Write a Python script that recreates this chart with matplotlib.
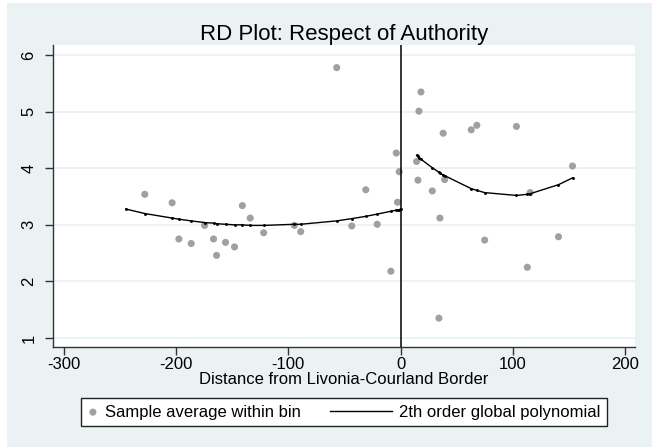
import numpy as np
import matplotlib
matplotlib.use('Agg')
import matplotlib.pyplot as plt
from matplotlib.patches import Rectangle
from matplotlib.legend_handler import HandlerLine2D

plt.rcParams['font.family'] = ['Liberation Sans', 'DejaVu Sans']
plt.rcParams['axes.unicode_minus'] = False

# bin averages (left and right of the border)
bin_x = [-228, -203.6, -197.6, -186.6, -174.7, -166.7, -164, -156, -148, -141,
         -134, -122, -94.6, -89, -56.9, -43.5, -31, -20.8, -8.6, -3.8, -2.7, -1.2,
         14.3, 15.5, 16.4, 18.2, 28.3, 34.2, 35.1, 38, 39.3, 63, 68, 75,
         103.3, 113, 115.5, 140.8, 153.3]
bin_y = [3.54, 3.39, 2.75, 2.67, 2.99, 2.75, 2.46, 2.69, 2.61, 3.34,
         3.12, 2.86, 2.99, 2.88, 5.78, 2.98, 3.62, 3.01, 2.18, 4.27, 3.40, 3.94,
         4.12, 3.79, 5.01, 5.35, 3.60, 1.35, 3.12, 4.62, 3.80, 4.68, 4.76, 2.73,
         4.74, 2.25, 3.57, 2.79, 4.04]

# fitted polynomial
fit_left_x = [-245, -228, -203.6, -197.6, -186.6, -174.7, -166.7, -164, -156, -148,
              -141, -134, -122, -94.6, -89, -56.9, -43.5, -31, -20.8, -8.6,
              -3.8, -2.7, -1.2, 0]
fit_left_y = [3.28, 3.20, 3.12, 3.10, 3.07, 3.04, 3.03, 3.02, 3.01, 3.00,
              3.00, 2.99, 2.99, 3.01, 3.01, 3.07, 3.11, 3.15, 3.19, 3.24,
              3.26, 3.26, 3.27, 3.28]
fit_right_x = [14.3, 15.5, 16.4, 18.2, 28.3, 34.2, 35.1, 38, 39.3, 63, 68, 75,
               103.3, 113, 115.5, 140.8, 153.3]
fit_right_y = [4.23, 4.21, 4.19, 4.16, 4.01, 3.93, 3.92, 3.88, 3.87, 3.64, 3.61, 3.57,
               3.52, 3.54, 3.55, 3.71, 3.83]

x_ticks = [-300, -200, -100, 0, 100, 200]
y_ticks = [1, 2, 3, 4, 5, 6]

BG = '#EAF2F3'
DOT = '#A0A0A0'
AXC = '#333333'


class LongLineHandler(HandlerLine2D):
    """Line handle that reaches further left than the handle box."""
    def get_xdata(self, legend, xdescent, ydescent, width, height, fontsize):
        x1 = -xdescent + width
        x0 = x1 - 3.7 * fontsize
        return np.array([x0, x1]), np.array([x0, x1])


fig = plt.figure(figsize=(6.6, 4.47), dpi=100, facecolor='white')
fig.patches.append(Rectangle((7 / 660, 0), 645 / 660, 444 / 447,
                             transform=fig.transFigure, facecolor=BG,
                             edgecolor='none', zorder=-10))

ax = fig.add_axes([53 / 660, 100 / 447, 582 / 660, 302 / 447])
ax.set_facecolor('white')

ax.scatter(bin_x, bin_y, s=26, color=DOT, edgecolors='none', zorder=3,
           label='Sample average within bin')
line, = ax.plot(fit_left_x, fit_left_y, color='black', lw=1.0, zorder=4,
                label='2th order global polynomial')
ax.plot(fit_right_x, fit_right_y, color='black', lw=1.0, zorder=4)
ax.plot(fit_left_x, fit_left_y, 'o', color='black', ms=1.1, zorder=4)
ax.plot(fit_right_x, fit_right_y, 'o', color='black', ms=1.1, zorder=4)
ax.axvline(0, color='black', lw=1.1, zorder=5)

ax.set_xlim(-309.8, 209)
ax.set_ylim(0.84, 6.18)
ax.set_xticks(x_ticks)
ax.set_yticks(y_ticks)
ax.grid(axis='y', color=BG, lw=1.3)
ax.grid(axis='x', visible=False)
ax.set_axisbelow(True)

for side in ['top', 'right']:
    ax.spines[side].set_visible(False)
for side in ['left', 'bottom']:
    ax.spines[side].set_color(AXC)
    ax.spines[side].set_linewidth(1.0)

ax.tick_params(axis='both', colors=AXC, labelcolor='black', labelsize=12,
               length=6, width=1.0)
ax.tick_params(axis='x', pad=1.5)
ax.tick_params(axis='y', pad=6)
plt.setp(ax.get_yticklabels(), rotation=90, va='center')

ax.set_xlabel('Distance from Livonia-Courland Border', fontsize=12, labelpad=0)
ax.set_title('RD Plot: Respect of Authority', fontsize=16, pad=2)

leg = fig.legend(loc='center', bbox_to_anchor=(344 / 660, 1 - 412 / 447),
                 ncol=2, fontsize=12, handlelength=0.6, handletextpad=0.4,
                 columnspacing=4.9, borderpad=0.4, fancybox=False,
                 framealpha=1, edgecolor='#222222',
                 handler_map={line: LongLineHandler()})
leg.get_frame().set_linewidth(1.0)

fig.savefig('out.png', dpi=100, facecolor=fig.get_facecolor())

Task brief
Which lines hold the word "that"? Show each one.

Task result
Write a Python script that recreates this chart with matplotlib.
    """Line handle that reaches further left than the handle box."""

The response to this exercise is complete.